Whilst Animus may have served as a fantastic introduction to this extraordinary band, Samsara is a far more technical, dynamic and calculating beast all together. To pigeonhole this as a conventional death death metal record would be a cardinal sin, as Venom Prison take inspiration and explore all corners of the extreme metal spectrum within this record. This all becomes too evident with second track ‘Megillus & Leana’ with it’s blistering grindcore making way for moments of blackened stillness and melody. From here it’s impossible to predict what area of extreme music Samsara will probe next. ‘Uterine Industrialisation’, the first single from Samsara, ebbs from convulsing thrash into metallic hardcore sensibilities, ‘Asura’s Realm’ opens with a pensive and somber solo that sets the scene for a flurry of thrashing fretwork and the technical death metal fury of ‘Self Inflicted Violence’ stands as the foundation for bludgeoning hardcore orientated beatdowns.

Every metallic riff feels like claws ripping at the flesh, every breakdown feels like a knuckle dusted fist bludgeoning the bridge of your nose and every scream, roar and screech ignites an ancient, almost animalistic fear within you. There's never a moment that restricts the momentum and nor is there a second where Samsara relents. There comes a point when consuming this record where you begin to realise that this record is truly unparalleled by their peers in terms of dynamic fury and progression.
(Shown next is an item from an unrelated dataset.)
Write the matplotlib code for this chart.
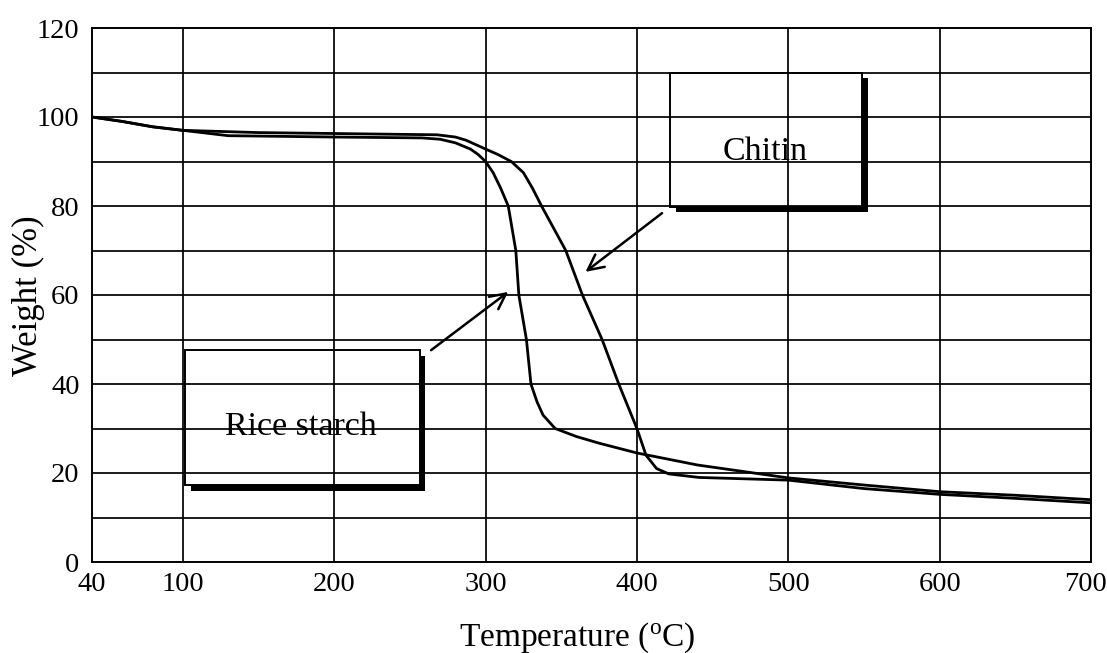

Upon the foundation of hatred and fury that Animus served as, Venom Prison have wrote a rallying cry to the women dealt great injustices that is bolstered with progressive dynamism, kinetic energy and authentic genuine hatred and anguish that’s fulled by the issues that frontwoman Larissa Stupar has experienced. It’s a documentation of forced surrogacy, misogyny, human trafficking, rape culture and human misery left in the wake of modern society. It’s uncomfortable, horrific, and bloodcurling and so it should be. For the majority, this record is the closest thing they get to experiencing audible hell before they leave this mortal coil. However, for others it’s the exploration of a type of hell they’ve already experienced or are currently witnessing. This is why Samsara lacerates so deeply, for it sits within the most horrific realm possible; reality.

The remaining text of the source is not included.